For more information about Pegasus

 $\rightarrow$  https://www.ccs.tsukuba.ac.jp/eng/supercomputers/

### Trend of parallel system

- Commodity based cluster increase
  - Commodity scalar processor (IA32=x86)
  - Commodity network I/F and switch
    - Ethernet (1Gbps  $\Rightarrow$  10Gbps)
    - Infiniband (2GB/s  $\Rightarrow$  8GB/s, the price gradually reduced)
- The balance between processor, memory and communication performance becomes worse.
  - Arithmetic performance increases smoothly with multi-core processor
  - Memory performance (bandwidth) will not increase, and relatively reduced for a core (pin-bottleneck, 3D or wide-I/O memory ?)
  - Communication performance will increase step-wise, but relatively reduce for a core (Ethernet, etc)
  - Processor cost is O(N), but network cost is O(N log N), so the network cost relatively large
  - It becomes difficult to improve the parallel efficiency in large scale parallel system.
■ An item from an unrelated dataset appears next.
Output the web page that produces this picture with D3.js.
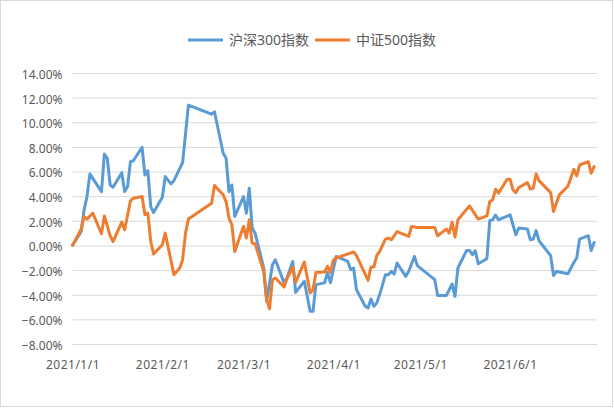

Algorithm level improvements are required.
- Cluster with accelerator will increase

- high performance per cost, performance per watt, ...

• Exa FLOPS era has begun

# Summary

- Parallel system / architecture
  - The performance of sequential processor (core) has been limited, so total performance will be increased by parallel processing.
  - Scalability with keeping performance is important
  - Distributed memory vs. shared memory
- Interconnection network
  - Scalability is most important
  - MPP had wide variety of implementations (custom network)
  - Current cluster network has scalability with fat-tree topology using commodity network.
  - Two performance metrics: throughput & latency
- Trend and problems for parallel computer
  - The number of core will be increased, to 1 million cores with multicore processor.
  - The balance between processor, memory, network performance will be worse.
  - Node with accelerator is attracted (GPU is the most popular)

# Report

Answer the following questions referring TOP500 List on Nov. 2022, about #1, #2 and #3 systems.
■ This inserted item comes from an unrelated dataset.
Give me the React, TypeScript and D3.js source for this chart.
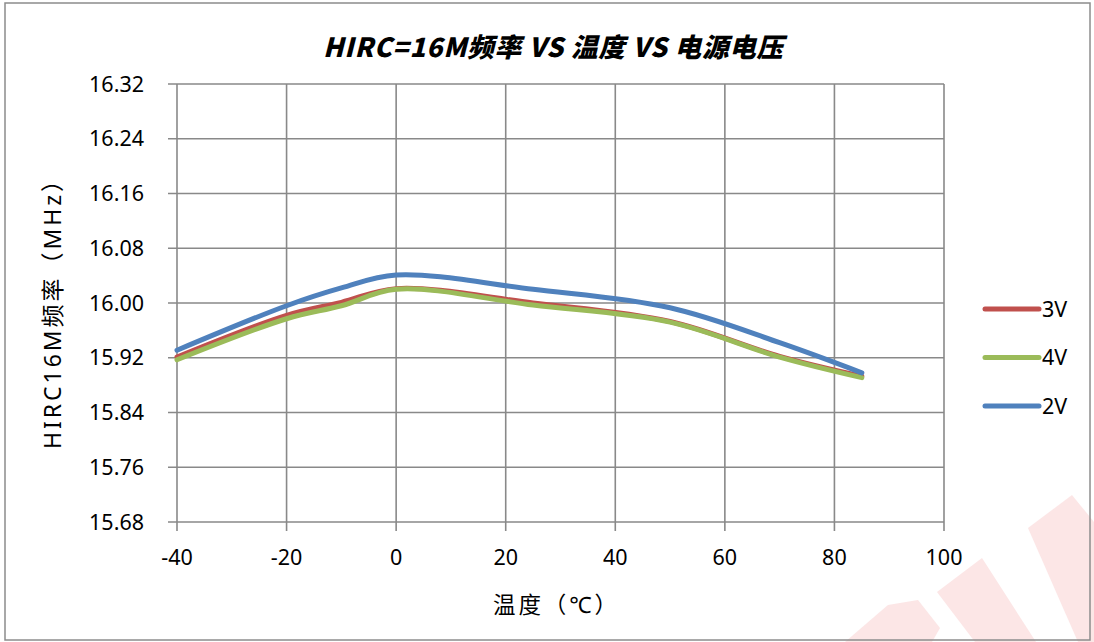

- 1. Explain the peak performance of these systems referring the performance (FLOPS) for each core, each chip, each computation node and entire system. Make the table of these values. For the performance per core, show the evidence as much as possible; ex) processor frequency, floating point operation count per clock, etc. Also show the number of cores per chip and computation node. If a node is heterogeneous (or with some accelerators), explain both for host CPU and accelerators.
- 2. Show the system power consumption, Linpack execution efficiency (Linpack performance compared with the theoretical peak performance) and performance per watt on Linpack execution. Summarize the trend of power consumption for performance on these systems.
- 3. Describe the characteristics of these systems on their system architecture such as memory system, interconnection network, operating system, etc.

Show the evidence of documents or URLs if you refer any material in the Internet.